Accounting firms’ test runs to prepare for the Public Company Accounting Oversight Board’s (PCAOB) new requirement for auditors to provide more insight about their work indicate that they must apply significant judgment to comply with the rule, according to a guide published by the Center for Audit Quality (CAQ).
Many accounting firms have been doing what they call “dry runs” to implement a PCAOB rule that requires auditors of public companies to add critical audit matters (CAMs) on the audit report.
The board defines CAMs as the matters that have been communicated to the audit committee, are related to accounts or disclosures that are material to the financial statements, and require an auditor to make a subjective decision or use complex judgment.
“Numerous factors influence an auditor’s consideration of which matters involved especially challenging, subjective or complex auditor judgment,” the CAQ said. “The determination of CAMs will be unique to each audit.”
The PCAOB rule is described in Release No. 2017-001, The Auditor’s Report on an Audit of Financial Statements When the Auditor Expresses an Unqualified Opinion and Related Amendments to PCAOB Standards. The final rule was issued in June 2017, and it represents a major change to the brief pass-fair auditor report that have prevailed since the 1940s. The critical matters requirement applies to audits of year-end 2019 financial statements for large accelerated filers, which the Securities and Exchange Commission (SEC) defines as companies with market values of $700 million or more. Auditors of smaller companies will get an extra year.
The CAQ’s December 2018 publication, Critical Audit Matters: Lessons Learned, Questions to Consider, and an Illustrative Example, presents early lessons learned from dry runs that certain audit firms have conducted on CAMs.

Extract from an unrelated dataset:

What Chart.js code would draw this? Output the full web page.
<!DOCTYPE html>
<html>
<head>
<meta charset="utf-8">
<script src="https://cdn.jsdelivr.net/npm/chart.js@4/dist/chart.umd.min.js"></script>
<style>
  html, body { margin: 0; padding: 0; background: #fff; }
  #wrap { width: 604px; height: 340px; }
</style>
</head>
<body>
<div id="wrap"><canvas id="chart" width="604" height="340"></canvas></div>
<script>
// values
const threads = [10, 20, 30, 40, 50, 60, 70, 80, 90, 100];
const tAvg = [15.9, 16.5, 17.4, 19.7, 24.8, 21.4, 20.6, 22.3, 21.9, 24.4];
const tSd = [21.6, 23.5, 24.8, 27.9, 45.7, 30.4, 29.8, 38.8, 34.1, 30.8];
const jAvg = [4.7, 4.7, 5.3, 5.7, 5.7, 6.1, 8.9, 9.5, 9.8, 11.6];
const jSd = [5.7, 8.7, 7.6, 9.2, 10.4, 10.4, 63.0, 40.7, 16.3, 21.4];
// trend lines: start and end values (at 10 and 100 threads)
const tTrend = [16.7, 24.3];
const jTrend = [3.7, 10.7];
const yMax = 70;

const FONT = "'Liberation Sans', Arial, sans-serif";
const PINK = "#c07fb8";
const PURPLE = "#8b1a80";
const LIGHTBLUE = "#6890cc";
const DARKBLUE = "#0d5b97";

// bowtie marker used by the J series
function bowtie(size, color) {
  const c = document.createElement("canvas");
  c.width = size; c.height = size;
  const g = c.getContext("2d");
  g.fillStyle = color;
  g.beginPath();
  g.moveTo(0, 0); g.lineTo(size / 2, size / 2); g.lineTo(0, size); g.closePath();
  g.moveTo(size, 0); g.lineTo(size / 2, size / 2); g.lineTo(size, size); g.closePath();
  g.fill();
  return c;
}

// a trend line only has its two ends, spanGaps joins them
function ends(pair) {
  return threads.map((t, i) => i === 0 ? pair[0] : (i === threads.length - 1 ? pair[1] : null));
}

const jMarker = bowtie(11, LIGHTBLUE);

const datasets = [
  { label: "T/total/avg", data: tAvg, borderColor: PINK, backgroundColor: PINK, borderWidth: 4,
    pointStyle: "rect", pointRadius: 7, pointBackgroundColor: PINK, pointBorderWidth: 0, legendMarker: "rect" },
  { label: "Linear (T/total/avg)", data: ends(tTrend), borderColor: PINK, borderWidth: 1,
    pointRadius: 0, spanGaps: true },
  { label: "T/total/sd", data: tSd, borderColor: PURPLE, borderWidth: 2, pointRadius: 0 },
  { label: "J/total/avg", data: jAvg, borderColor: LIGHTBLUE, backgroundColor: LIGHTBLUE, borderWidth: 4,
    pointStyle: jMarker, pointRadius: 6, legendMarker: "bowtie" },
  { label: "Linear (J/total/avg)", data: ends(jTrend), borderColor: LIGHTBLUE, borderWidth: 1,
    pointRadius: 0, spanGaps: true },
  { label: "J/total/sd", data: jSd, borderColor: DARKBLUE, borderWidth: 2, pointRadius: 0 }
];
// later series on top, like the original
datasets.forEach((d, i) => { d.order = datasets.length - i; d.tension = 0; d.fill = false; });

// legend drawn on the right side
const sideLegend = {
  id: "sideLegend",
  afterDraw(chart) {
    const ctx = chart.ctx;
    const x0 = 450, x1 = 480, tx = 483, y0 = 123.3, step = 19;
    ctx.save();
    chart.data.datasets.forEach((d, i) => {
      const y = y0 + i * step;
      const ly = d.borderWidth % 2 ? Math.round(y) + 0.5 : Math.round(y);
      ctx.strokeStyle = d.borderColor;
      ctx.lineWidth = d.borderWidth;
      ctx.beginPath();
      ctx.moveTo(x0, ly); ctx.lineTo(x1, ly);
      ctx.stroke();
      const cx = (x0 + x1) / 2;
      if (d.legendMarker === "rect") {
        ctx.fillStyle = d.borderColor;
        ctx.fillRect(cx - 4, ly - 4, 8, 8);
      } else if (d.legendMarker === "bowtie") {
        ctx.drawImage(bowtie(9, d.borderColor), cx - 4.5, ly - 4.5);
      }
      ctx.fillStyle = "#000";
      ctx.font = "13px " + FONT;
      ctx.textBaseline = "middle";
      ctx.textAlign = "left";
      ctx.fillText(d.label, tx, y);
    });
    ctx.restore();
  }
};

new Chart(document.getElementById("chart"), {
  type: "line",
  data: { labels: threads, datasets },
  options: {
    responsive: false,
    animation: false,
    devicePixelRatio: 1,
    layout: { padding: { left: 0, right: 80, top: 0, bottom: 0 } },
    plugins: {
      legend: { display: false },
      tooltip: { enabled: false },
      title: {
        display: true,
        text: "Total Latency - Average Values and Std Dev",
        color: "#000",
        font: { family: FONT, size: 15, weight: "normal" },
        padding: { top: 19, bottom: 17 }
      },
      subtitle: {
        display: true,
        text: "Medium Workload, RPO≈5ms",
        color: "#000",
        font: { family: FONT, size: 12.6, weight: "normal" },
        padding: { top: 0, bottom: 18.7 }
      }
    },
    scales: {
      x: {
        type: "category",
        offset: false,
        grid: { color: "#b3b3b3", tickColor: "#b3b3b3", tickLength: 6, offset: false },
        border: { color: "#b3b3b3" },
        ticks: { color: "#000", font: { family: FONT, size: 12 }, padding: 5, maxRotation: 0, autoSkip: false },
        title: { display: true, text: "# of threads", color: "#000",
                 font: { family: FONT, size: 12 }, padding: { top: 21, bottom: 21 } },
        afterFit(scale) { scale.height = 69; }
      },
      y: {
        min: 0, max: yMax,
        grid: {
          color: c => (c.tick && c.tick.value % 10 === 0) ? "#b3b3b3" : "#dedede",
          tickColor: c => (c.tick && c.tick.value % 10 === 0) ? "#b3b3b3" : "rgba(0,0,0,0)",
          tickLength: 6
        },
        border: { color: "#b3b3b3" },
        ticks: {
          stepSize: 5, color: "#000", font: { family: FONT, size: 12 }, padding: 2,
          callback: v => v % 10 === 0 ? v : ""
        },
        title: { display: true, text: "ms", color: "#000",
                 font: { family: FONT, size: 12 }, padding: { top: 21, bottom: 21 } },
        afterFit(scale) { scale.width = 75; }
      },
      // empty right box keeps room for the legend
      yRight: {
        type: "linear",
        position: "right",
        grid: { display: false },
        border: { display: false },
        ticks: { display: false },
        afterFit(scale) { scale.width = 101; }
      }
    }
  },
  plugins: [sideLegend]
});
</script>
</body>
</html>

Dry runs are still ongoing, and the CAQ’s guide provides an illustrative example of a CAM along with a set of questions to foster dialogue and understanding of the impact that CAMs will have on the audit process.
The CAQ, an affiliate of the American Institute of Certified Public Accountants (AICPA), said drafting CAMs can be challenging.

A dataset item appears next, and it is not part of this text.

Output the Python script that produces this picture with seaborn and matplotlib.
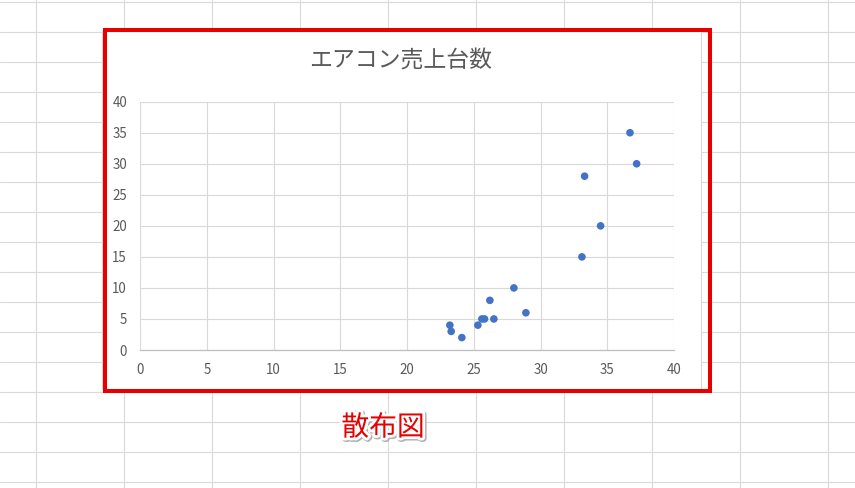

“For example, it can be difficult to strike the right balance between the CAM description in the auditor’s report and information in the company’s disclosures, to convey concisely the essence of why a matter is a CAM, and to describe how the CAM was addressed in the audit in a manner that is informative, but not overly technical,” the guide said.
Among other things, the CAQ advised the auditor to communicate with company management and the audit committee “early and often” in the process of identifying and drafting the critical matters.
“This communication can help avoid surprises about the matters that are ultimately determined to be CAMs and the information communicated in the description of the CAMs,” the guide said. “This preparation also allows management to consider the need for modifications to the company’s disclosures in relation to areas likely to be CAMs. Any modifications of a company’s disclosures should be based on management’s reporting requirements and should be independent of the auditor’s identification of CAMs.”